Inverse Spin Hall Effect Induced by Asymmetric Illumination of Light on Topological Insulator Bi$_2$Se$_3$

TL;DR

This paper demonstrates that asymmetric illumination with circularly polarized light on Bi₂Se₃ topological insulators induces an inverse spin Hall effect, enabling spin injection and manipulation for spintronic applications.

Contribution

It introduces a novel method of spin injection using asymmetric light illumination and models the resulting inverse spin Hall effect with experimental and FEM simulation data.

Findings

Helicity-dependent photocurrent observed at sample edges.

Model predicts electric dipole formation at edges due to ISHE.
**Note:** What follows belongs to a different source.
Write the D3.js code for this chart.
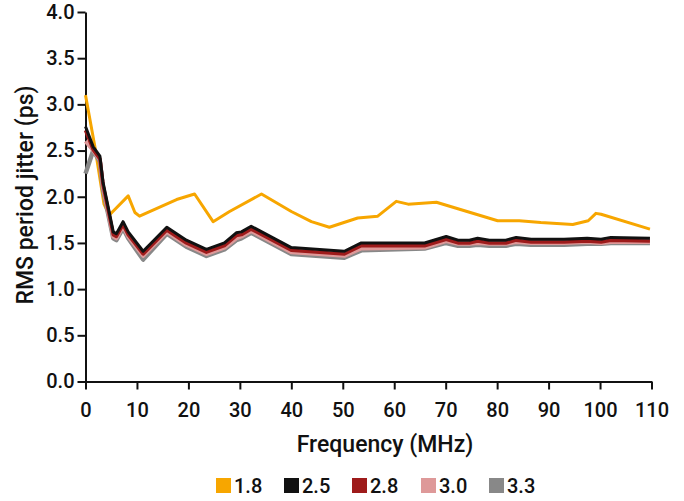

Asymmetric light illumination effectively manipulates spin currents.

Abstract

Using circularly polarized light is an alternative to electronic ways for spin injection into materials. Spins are injected at a point of the light illumination, and then diffuse and spread radially due to the in-plane gradient of the spin density. This diffusion is converted into a circular charge current by the inverse spin Hall effect (ISHE). With shining the circularly polarized light at asymmetric parts of the sample, such as near edges, we detected this current as a helicity-dependent component in the photocurrent. We present a model for this ISHE based on the experimental results and the finite-element-method (FEM) simulation of the potential distribution induced by spin injection. Our model shows that the ISHE photocurrent generates an electric dipole at the edge of the sample, causing the measured charge current. The asymmetric light-illumination shown here is a simple way to inject and manipulate spins, opening up a door for novel spintronic devices.